EXERCISE = Reproduce the listing exactly and skip over any pictures.
[Start DATA SECTION]
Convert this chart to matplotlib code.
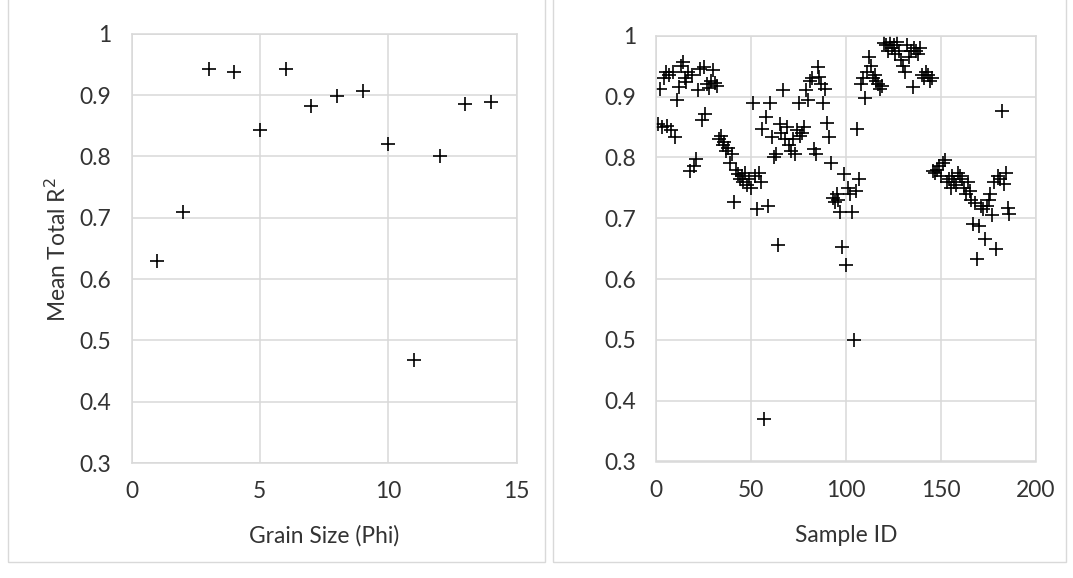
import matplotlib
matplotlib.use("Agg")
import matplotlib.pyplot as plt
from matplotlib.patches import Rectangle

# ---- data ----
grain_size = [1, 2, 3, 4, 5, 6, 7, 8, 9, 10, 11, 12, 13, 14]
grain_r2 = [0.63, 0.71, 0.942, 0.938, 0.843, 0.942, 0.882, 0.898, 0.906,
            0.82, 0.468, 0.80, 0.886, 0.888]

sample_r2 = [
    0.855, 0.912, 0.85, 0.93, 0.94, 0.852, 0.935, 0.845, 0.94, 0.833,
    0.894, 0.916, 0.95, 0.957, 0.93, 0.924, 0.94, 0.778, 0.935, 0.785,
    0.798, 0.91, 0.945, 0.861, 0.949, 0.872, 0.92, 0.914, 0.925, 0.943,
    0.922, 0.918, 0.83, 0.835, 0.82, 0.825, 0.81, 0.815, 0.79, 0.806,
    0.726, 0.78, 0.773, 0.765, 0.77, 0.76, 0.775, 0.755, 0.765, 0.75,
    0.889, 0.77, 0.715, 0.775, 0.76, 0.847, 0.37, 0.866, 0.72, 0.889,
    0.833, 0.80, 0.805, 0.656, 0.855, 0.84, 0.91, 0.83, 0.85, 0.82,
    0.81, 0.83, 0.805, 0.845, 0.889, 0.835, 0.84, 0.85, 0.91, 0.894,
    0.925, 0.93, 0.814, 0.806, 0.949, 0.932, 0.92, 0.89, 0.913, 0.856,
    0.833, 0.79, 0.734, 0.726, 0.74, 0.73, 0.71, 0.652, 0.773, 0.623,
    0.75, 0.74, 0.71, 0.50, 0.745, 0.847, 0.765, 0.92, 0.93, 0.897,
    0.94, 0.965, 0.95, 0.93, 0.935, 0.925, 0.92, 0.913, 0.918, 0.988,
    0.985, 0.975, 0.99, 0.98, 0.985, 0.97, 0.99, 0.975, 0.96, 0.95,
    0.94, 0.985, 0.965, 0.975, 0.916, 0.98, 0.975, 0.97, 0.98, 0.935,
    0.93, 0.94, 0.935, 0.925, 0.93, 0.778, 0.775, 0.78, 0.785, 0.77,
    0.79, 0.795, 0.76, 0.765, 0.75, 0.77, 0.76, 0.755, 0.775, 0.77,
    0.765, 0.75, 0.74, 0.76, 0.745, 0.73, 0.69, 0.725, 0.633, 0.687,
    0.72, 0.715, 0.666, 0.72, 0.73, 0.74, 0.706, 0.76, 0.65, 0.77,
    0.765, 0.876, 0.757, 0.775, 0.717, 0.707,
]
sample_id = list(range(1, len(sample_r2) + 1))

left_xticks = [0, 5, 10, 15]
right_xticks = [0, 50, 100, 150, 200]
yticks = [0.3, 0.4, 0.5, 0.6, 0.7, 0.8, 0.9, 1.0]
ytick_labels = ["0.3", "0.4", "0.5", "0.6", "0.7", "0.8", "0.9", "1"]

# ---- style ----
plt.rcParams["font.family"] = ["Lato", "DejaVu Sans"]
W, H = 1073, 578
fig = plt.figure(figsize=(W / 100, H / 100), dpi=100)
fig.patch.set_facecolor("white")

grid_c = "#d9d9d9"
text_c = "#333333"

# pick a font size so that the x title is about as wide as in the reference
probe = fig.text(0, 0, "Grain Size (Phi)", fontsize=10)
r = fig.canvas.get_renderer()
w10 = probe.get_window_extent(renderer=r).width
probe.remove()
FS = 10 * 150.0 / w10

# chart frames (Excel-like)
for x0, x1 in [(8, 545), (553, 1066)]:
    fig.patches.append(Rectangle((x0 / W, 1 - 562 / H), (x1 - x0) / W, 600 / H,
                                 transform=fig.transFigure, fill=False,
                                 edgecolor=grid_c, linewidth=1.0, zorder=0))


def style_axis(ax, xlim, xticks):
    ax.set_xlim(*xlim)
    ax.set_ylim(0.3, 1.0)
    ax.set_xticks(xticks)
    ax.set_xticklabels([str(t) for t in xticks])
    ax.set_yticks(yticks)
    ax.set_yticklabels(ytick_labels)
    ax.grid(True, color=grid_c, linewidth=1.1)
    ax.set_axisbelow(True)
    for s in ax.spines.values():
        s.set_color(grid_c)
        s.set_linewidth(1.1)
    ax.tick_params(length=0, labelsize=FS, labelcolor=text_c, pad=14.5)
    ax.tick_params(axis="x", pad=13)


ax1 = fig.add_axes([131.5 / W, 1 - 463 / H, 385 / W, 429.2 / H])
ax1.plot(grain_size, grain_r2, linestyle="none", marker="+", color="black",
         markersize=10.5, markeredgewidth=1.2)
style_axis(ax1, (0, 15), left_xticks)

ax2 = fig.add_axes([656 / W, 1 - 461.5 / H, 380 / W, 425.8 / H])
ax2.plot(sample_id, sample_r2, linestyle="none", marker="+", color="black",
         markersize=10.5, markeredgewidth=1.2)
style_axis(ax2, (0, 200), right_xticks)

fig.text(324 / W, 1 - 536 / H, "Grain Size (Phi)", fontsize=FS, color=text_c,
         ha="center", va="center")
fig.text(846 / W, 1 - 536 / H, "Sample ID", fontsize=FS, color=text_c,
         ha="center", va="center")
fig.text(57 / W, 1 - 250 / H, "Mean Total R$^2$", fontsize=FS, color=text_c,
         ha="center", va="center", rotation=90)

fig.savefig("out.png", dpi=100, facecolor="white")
[End DATA SECTION]
SOLVED EXERCISE =
Convert this chart to matplotlib code.
import matplotlib
matplotlib.use("Agg")
import matplotlib.pyplot as plt
from matplotlib.patches import Rectangle

# ---- data ----
grain_size = [1, 2, 3, 4, 5, 6, 7, 8, 9, 10, 11, 12, 13, 14]
grain_r2 = [0.63, 0.71, 0.942, 0.938, 0.843, 0.942, 0.882, 0.898, 0.906,
            0.82, 0.468, 0.80, 0.886, 0.888]

sample_r2 = [
    0.855, 0.912, 0.85, 0.93, 0.94, 0.852, 0.935, 0.845, 0.94, 0.833,
    0.894, 0.916, 0.95, 0.957, 0.93, 0.924, 0.94, 0.778, 0.935, 0.785,
    0.798, 0.91, 0.945, 0.861, 0.949, 0.872, 0.92, 0.914, 0.925, 0.943,
    0.922, 0.918, 0.83, 0.835, 0.82, 0.825, 0.81, 0.815, 0.79, 0.806,
    0.726, 0.78, 0.773, 0.765, 0.77, 0.76, 0.775, 0.755, 0.765, 0.75,
    0.889, 0.77, 0.715, 0.775, 0.76, 0.847, 0.37, 0.866, 0.72, 0.889,
    0.833, 0.80, 0.805, 0.656, 0.855, 0.84, 0.91, 0.83, 0.85, 0.82,
    0.81, 0.83, 0.805, 0.845, 0.889, 0.835, 0.84, 0.85, 0.91, 0.894,
    0.925, 0.93, 0.814, 0.806, 0.949, 0.932, 0.92, 0.89, 0.913, 0.856,
    0.833, 0.79, 0.734, 0.726, 0.74, 0.73, 0.71, 0.652, 0.773, 0.623,
    0.75, 0.74, 0.71, 0.50, 0.745, 0.847, 0.765, 0.92, 0.93, 0.897,
    0.94, 0.965, 0.95, 0.93, 0.935, 0.925, 0.92, 0.913, 0.918, 0.988,
    0.985, 0.975, 0.99, 0.98, 0.985, 0.97, 0.99, 0.975, 0.96, 0.95,
    0.94, 0.985, 0.965, 0.975, 0.916, 0.98, 0.975, 0.97, 0.98, 0.935,
    0.93, 0.94, 0.935, 0.925, 0.93, 0.778, 0.775, 0.78, 0.785, 0.77,
    0.79, 0.795, 0.76, 0.765, 0.75, 0.77, 0.76, 0.755, 0.775, 0.77,
    0.765, 0.75, 0.74, 0.76, 0.745, 0.73, 0.69, 0.725, 0.633, 0.687,
    0.72, 0.715, 0.666, 0.72, 0.73, 0.74, 0.706, 0.76, 0.65, 0.77,
    0.765, 0.876, 0.757, 0.775, 0.717, 0.707,
]
sample_id = list(range(1, len(sample_r2) + 1))

left_xticks = [0, 5, 10, 15]
right_xticks = [0, 50, 100, 150, 200]
yticks = [0.3, 0.4, 0.5, 0.6, 0.7, 0.8, 0.9, 1.0]
ytick_labels = ["0.3", "0.4", "0.5", "0.6", "0.7", "0.8", "0.9", "1"]

# ---- style ----
plt.rcParams["font.family"] = ["Lato", "DejaVu Sans"]
W, H = 1073, 578
fig = plt.figure(figsize=(W / 100, H / 100), dpi=100)
fig.patch.set_facecolor("white")

grid_c = "#d9d9d9"
text_c = "#333333"

# pick a font size so that the x title is about as wide as in the reference
probe = fig.text(0, 0, "Grain Size (Phi)", fontsize=10)
r = fig.canvas.get_renderer()
w10 = probe.get_window_extent(renderer=r).width
probe.remove()
FS = 10 * 150.0 / w10

# chart frames (Excel-like)
for x0, x1 in [(8, 545), (553, 1066)]:
    fig.patches.append(Rectangle((x0 / W, 1 - 562 / H), (x1 - x0) / W, 600 / H,
                                 transform=fig.transFigure, fill=False,
                                 edgecolor=grid_c, linewidth=1.0, zorder=0))


def style_axis(ax, xlim, xticks):
    ax.set_xlim(*xlim)
    ax.set_ylim(0.3, 1.0)
    ax.set_xticks(xticks)
    ax.set_xticklabels([str(t) for t in xticks])
    ax.set_yticks(yticks)
    ax.set_yticklabels(ytick_labels)
    ax.grid(True, color=grid_c, linewidth=1.1)
    ax.set_axisbelow(True)
    for s in ax.spines.values():
        s.set_color(grid_c)
        s.set_linewidth(1.1)
    ax.tick_params(length=0, labelsize=FS, labelcolor=text_c, pad=14.5)
    ax.tick_params(axis="x", pad=13)


ax1 = fig.add_axes([131.5 / W, 1 - 463 / H, 385 / W, 429.2 / H])
ax1.plot(grain_size, grain_r2, linestyle="none", marker="+", color="black",
         markersize=10.5, markeredgewidth=1.2)
style_axis(ax1, (0, 15), left_xticks)

ax2 = fig.add_axes([656 / W, 1 - 461.5 / H, 380 / W, 425.8 / H])
ax2.plot(sample_id, sample_r2, linestyle="none", marker="+", color="black",
         markersize=10.5, markeredgewidth=1.2)
style_axis(ax2, (0, 200), right_xticks)

fig.text(324 / W, 1 - 536 / H, "Grain Size (Phi)", fontsize=FS, color=text_c,
         ha="center", va="center")
fig.text(846 / W, 1 - 536 / H, "Sample ID", fontsize=FS, color=text_c,
         ha="center", va="center")
fig.text(57 / W, 1 - 250 / H, "Mean Total R$^2$", fontsize=FS, color=text_c,
         ha="center", va="center", rotation=90)

fig.savefig("out.png", dpi=100, facecolor="white")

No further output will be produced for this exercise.